Our doubts, like that dragon, can be intimidating at first. They seem relentless and unforgiving. But then you watch the movie as an adult, and the dragon is not in the least bit frightening. You’ve grown up and realized there is nothing to fear. And even better, the dragon meets donkey. Your doubts meet God. And all of a sudden, we’re left with this beautifully messy and intertwined relationship full of mistakes, mercy, comfort, confusion, and the beauty of deeper understanding. And this is where the analogy ends. Because let’s be honest, the marriage of donkey and dragon is creepy and unsettling af. But the marriage of our doubts to a loving and merciful God is anything but unsettling. It allows us to show up as more than just spectators in our own divine story. We can now approach God with some serious inquiries. Because if we truly want to get to know him, what better way than to ask some questions?

He already knows what you’re wondering about, and he’s not afraid that he won’t have an adequate reply. Turns out, he too is an intellectual. What he wants is us to have the courage to bring our questions to him with honesty and humility. And that’s the difference between doubt and blind faith: one leads to intimacy, the other to isolation. When you have doubts, the thing not to do is be ashamed of yourself for not having a strong enough faith. To bring your doubts to God in humility saying, “I don’t get this…I want to understand, but I don’t see you” is a much different thing than to sit in the pew and try to ignore your thoughts going wild. Or maybe even having a conversation with him is a stretch for you right now. Maybe you’ve been so hurt by the church or other people’s idea of God that you want nothing to do with him. I’ve been there, and I totally feel you. But let me tell you something: God is also pissed that you’ve been hurt in his name. It breaks his heart that you have felt isolated by the people who were supposed to welcome you. It breaks his heart that he sent his son to show people how to love extravagantly, and we’re still getting it wrong. So vent to him about it!

If it makes you feel any better, I am not the only one who is welcoming to the idea of fighting your way through a sea of doubt for your faith. When we have to battle for belief, we start to value it that much more. Because it didn’t come easy. And I believe that anything actually worth believing is worth contemplating. George MacDonald, a famous theologian and a man that had profound impact on C.S. Lewis (which, if C.S. Lewis considered you a man of impact, you’ve got it together), asks this pointed question:

Do you love your faith so little that you have never battled a single fear lest your faith should not be true? Where there are no doubts, no questions, no perplexities, there can be no growth.
— George MacDonald

All that to say…God doesn’t want you to pray your doubts away. He wants you to lean in. Lean into your gut feeling that something isn’t right. Look into it further. Pray about it. More often than not, he’s trying to challenge something that is a counterfeit to who he is. And if you find yourself at the conclusion that God is anything but perfect love, you still have some digging to do.

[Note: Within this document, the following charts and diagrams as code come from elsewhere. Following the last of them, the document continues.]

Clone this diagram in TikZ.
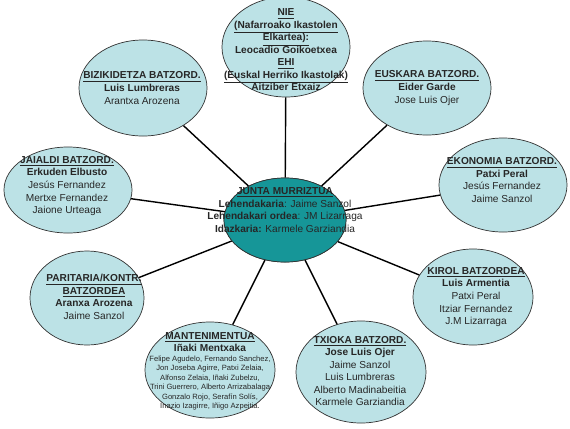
\documentclass[tikz,border=0pt]{standalone}
\usepackage{fontspec}
\setmainfont{Liberation Sans}
\usetikzlibrary{shapes.geometric}

\definecolor{batzfill}{RGB}{188,226,230}
\definecolor{juntafill}{RGB}{22,150,152}
\newcommand{\tit}[1]{\textbf{\underline{#1}}}

\tikzset{
  batz/.style={ellipse, draw=black!80, line width=.5pt, fill=batzfill, inner sep=0pt},
  txt/.style={align=center, inner sep=0pt, text=black!85, font=\fontsize{7.2}{8.9}\selectfont},
  smalltxt/.style={align=center, inner sep=0pt, text=black!85, font=\fontsize{5.4}{6.8}\selectfont},
  link/.style={line width=1pt, black}
}

\begin{document}
\begin{tikzpicture}[x=0.025cm, y=-0.025cm]
\useasboundingbox (0,0) rectangle (570,428);
% ellipses
\node[batz, minimum width=3.2cm, minimum height=2.5cm] (nie) at (286,47) {};
\node[batz, minimum width=3.2cm, minimum height=2.4cm] (bizi) at (143,88) {};
\node[batz, minimum width=3.2cm, minimum height=2.35cm] (euskara) at (427,88) {};
\node[batz, minimum width=3.2cm, minimum height=2.15cm] (jaialdi) at (68,190) {};
\node[batz, minimum width=3.2cm, minimum height=2.35cm] (ekonomia) at (503,185) {};
\node[ellipse, draw=black!80, line width=.5pt, fill=juntafill, minimum width=3.05cm, minimum height=2.1cm, inner sep=0pt] (junta) at (285,220) {};
\node[batz, minimum width=2.85cm, minimum height=2.35cm] (paritaria) at (87,298) {};
\node[batz, minimum width=3cm, minimum height=2.4cm] (kirol) at (473,297) {};
\node[batz, minimum width=3.25cm, minimum height=2.4cm] (mant) at (210,370) {};
\node[batz, minimum width=3.25cm, minimum height=2.55cm] (txioka) at (361,372) {};

% connectors
\foreach \b in {nie,bizi,euskara,jaialdi,ekonomia,paritaria,kirol,mant,txioka}
  \draw[link] (junta) -- (\b);
\node[ellipse, draw=black!80, line width=.5pt, fill=juntafill, minimum width=3.05cm, minimum height=2.1cm, inner sep=0pt] at (junta) {};

% texts
\node[txt] (nietxt) at (286,50) {\tit{NIE}\\ \tit{(Nafarroako Ikastolen}\\ \tit{Elkartea):}\\ \textbf{Leocadio Goikoetxea}\\ \tit{EHI}\\ \tit{(Euskal Herriko Ikastolak)}\\ \textbf{Aitziber Etxaiz}};
\node[txt] (bizitxt) at (142,88) {\tit{BIZIKIDETZA BATZORD.}\\ \textbf{Luis Lumbreras}\\ Arantxa Arozena};
\node[txt] (euskaratxt) at (427,88) {\tit{EUSKARA BATZORD.}\\ \textbf{Eider Garde}\\ Jose Luis Ojer};
\node[txt] (jaialditxt) at (67,186) {\tit{JAIALDI BATZORD.}\\ \textbf{Erkuden Elbusto}\\ Jesús Fernandez\\ Mertxe Fernandez\\ Jaione Urteaga};
\node[txt] (ekonomiatxt) at (502,180) {\tit{EKONOMIA BATZORD.}\\ \textbf{Patxi Peral}\\ Jesús Fernandez\\ Jaime Sanzol};
\node[txt] (juntatxt) at (285,210) {\tit{JUNTA MURRIZTUA}\\ \textbf{Lehendakaria}: Jaime Sanzol\\ \textbf{Lehendakari ordea}: JM Lizarraga\\ \textbf{Idazkaria:} Karmele Garziandia};
\node[txt] (paritariatxt) at (94,297) {\tit{PARITARIA/KONTR.}\\ \tit{BATZORDEA}\\ \textbf{Aranxa Arozena}\\ Jaime Sanzol};
\node[txt] (kiroltxt) at (476,297) {\tit{KIROL BATZORDEA}\\ \textbf{Luis Armentia}\\ Patxi Peral\\ Itziar Fernandez\\ J.M Lizarraga};
\node[txt] (manttxt) at (210,342) {\tit{MANTENIMENTUA}\\ \textbf{Iñaki Mentxaka}};
\node[smalltxt] (mantlist) at (210,383) {Felipe Agudelo, Fernando Sanchez,\\ Jon Joseba Agirre, Patxi Zelaia,\\ Alfonso Zelaia, Iñaki Zubelzu,\\ Trini Guerrero, Alberto Arrizabalaga\\ Gonzalo Rojo, Serafín Solís,\\ Inazio Izagirre, Iñigo Azpeitia.};
\node[txt] (txiokatxt) at (360,371) {\tit{TXIOKA BATZORD.}\\ \textbf{Jose Luis Ojer}\\ Jaime Sanzol\\ Luis Lumbreras\\ Alberto Madinabeitia\\ Karmele Garziandia};
\end{tikzpicture}
\end{document}
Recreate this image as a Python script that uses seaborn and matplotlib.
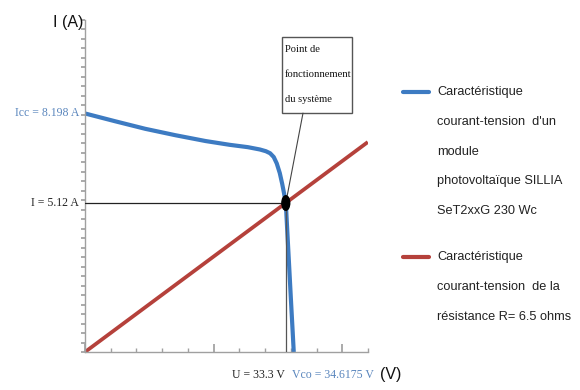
import numpy as np
import pandas as pd
import matplotlib
matplotlib.use("Agg")
import matplotlib.pyplot as plt
from matplotlib.patches import Ellipse, Rectangle
from matplotlib.lines import Line2D
import seaborn as sns

# Module I-V characteristic (V, A)
module_v = [0, 5, 10, 15, 20, 24, 27, 29, 30, 30.7, 31.3, 31.8, 32.3, 32.7, 33.0,
            33.3, 33.6, 33.9, 34.2, 34.45, 34.6175]
module_i = [8.198, 7.93, 7.67, 7.45, 7.25, 7.12, 7.04, 6.96, 6.90, 6.83, 6.70, 6.48,
            6.15, 5.78, 5.46, 5.12, 3.94, 2.77, 1.60, 0.65, 0.0]

# Load resistance characteristic
R_ohm = 6.5
load_v = np.array([0.0, 46.9])
load_i = load_v / R_ohm

# Operating point and characteristic values
U_op, I_op = 33.3, 5.12
Icc = 8.198
Vco = 34.6175

XMAX, YMAX = 46.93, 11.41

BLUE = "#3d7bc2"
BLUE_TXT = "#5a86bd"
RED = "#b5413b"
AXIS = "#a0a0a0"

sns.set_theme(style="white")
plt.rcParams["font.family"] = ["Liberation Serif", "DejaVu Serif"]

fig = plt.figure(figsize=(5.8, 3.9), dpi=100)
ax = fig.add_axes([85 / 580, 38 / 390, 283 / 580, 332 / 390])

df_mod = pd.DataFrame({"U": module_v, "I": module_i})
df_load = pd.DataFrame({"U": load_v, "I": load_i})

sns.lineplot(data=df_load, x="U", y="I", sort=False, color=RED, lw=2.7, ax=ax,
             solid_capstyle="butt")
sns.lineplot(data=df_mod, x="U", y="I", sort=False, color=BLUE, lw=3.0, ax=ax,
             solid_capstyle="butt")

# Guide lines to the operating point
ax.plot([0, U_op], [I_op, I_op], color="#222222", lw=0.9, zorder=3)
ax.plot([U_op, U_op], [0, I_op], color="#555555", lw=0.9, zorder=3)
ax.add_patch(Ellipse((U_op, I_op), width=1.3, height=0.5, color="black", zorder=5))

ax.set_xlim(0, XMAX)
ax.set_ylim(0, YMAX)
ax.set_xlabel("")
ax.set_ylabel("")

for s in ["top", "right"]:
    ax.spines[s].set_visible(False)
for s in ["left", "bottom"]:
    ax.spines[s].set_color(AXIS)
    ax.spines[s].set_linewidth(1.0)

xt = np.linspace(0, XMAX, 12)
ax.set_xticks(xt[[0, 5, 10]])
ax.set_xticks(xt, minor=True)
yt = np.linspace(0, YMAX, 36)
ax.set_yticks(yt)
ax.tick_params(axis="x", which="major", direction="in", length=6, color=AXIS,
               labelbottom=False, bottom=True)
ax.tick_params(axis="x", which="minor", direction="in", length=3, color=AXIS,
               bottom=True)
ax.tick_params(axis="y", which="major", direction="out", length=3, color=AXIS,
               labelleft=False, left=True)

# Value labels
ax.text(-1.0, Icc, "Icc = 8.198 A", color=BLUE_TXT, fontsize=8.5,
        ha="right", va="center")
ax.text(-1.0, I_op, "I = 5.12 A", color="#222222", fontsize=8.5,
        ha="right", va="center")
ax.text(U_op - 0.1, -0.78, "U = 33.3 V", color="#222222", fontsize=8.5,
        ha="right", va="center")
ax.text(Vco - 0.25, -0.78, "Vco = 34.6175 V", color=BLUE_TXT, fontsize=8.5,
        ha="left", va="center")

sans = ["Liberation Sans Narrow", "Liberation Sans", "DejaVu Sans"]
fig.text(68 / 580, 1 - 22 / 390, "I (A)", fontsize=11.5, family=sans,
         ha="center", va="center", color="#111111")
fig.text(391 / 580, 1 - 375 / 390, "(V)", fontsize=11.5, family=sans,
         ha="center", va="center", color="#111111")

# Callout box with pointer to the operating point
box_x0, box_x1 = 32.67, 44.28
box_y0, box_y1 = 8.21, 10.82
ax.add_patch(Rectangle((box_x0, box_y0), box_x1 - box_x0, box_y1 - box_y0,
                       fc="white", ec="#555555", lw=1.0, zorder=4, clip_on=False))
for k, line in enumerate(["Point de", "fonctionnement", "du système"]):
    ax.text(box_x0 + 0.45, 10.38 - 0.845 * k, line, fontsize=7.6, ha="left",
            va="center", color="#111111", zorder=6)
ax.plot([36.15, U_op], [box_y0, I_op], color="#444444", lw=0.8, zorder=4)

# Legend drawn beside the plot
legend_items = [
    (BLUE, 92, ["Caractéristique", "courant-tension  d'un", "module",
                "photovoltaïque SILLIA", "SeT2xxG 230 Wc"]),
    (RED, 257, ["Caractéristique", "courant-tension  de la",
                "résistance R= 6.5 ohms"]),
]
for color, ytop, lines in legend_items:
    fig.add_artist(Line2D([403 / 580, 429 / 580], [1 - ytop / 390] * 2,
                          color=color, lw=3.0, transform=fig.transFigure))
    for k, line in enumerate(lines):
        fig.text(437 / 580, 1 - (ytop + 29.8 * k) / 390, line, fontsize=9.2,
                 family=sans, ha="left", va="center", color="#222222")

fig.savefig("out.png", dpi=100)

Doubt, if we allow it, is the perfect fire under our seat to propel us out of complacency into a deeper, richer understanding of who God is. It can be our roadmap, leading us closer to the heart of God one turn at a time. It allows us to evaluate what we’ve been told is true and compare it to who God has shown Himself to be. And thank God for those who’ve had the bravery to do it. Because that meant they were thinking. And shockingly enough, God created our minds. He’s all about it. In fact, it’s included in the greatest of all commandments we’ve been given: “Love the Lord your God with all your heart and with all your soul and with all your mind,” (Matthew 22:37). Using our minds plays a pivotal role in how we love God. Not just our ability to think about him, but to learn about him. And in turn, to have an actual, mutual relationship with him.

So here’s to having some doubts and owning them too. Here’s to laying everything out on the table and not taking cheap answers. Here’s to not sweeping things under the rug. Let’s talk about the good stuff! Let’s talk about the stuff that makes us uncomfortable. And let’s allow God to unfold and uncover who he really is, and where he resides.

Disclaimer: I have a feeling he’s much bigger than we ever thought.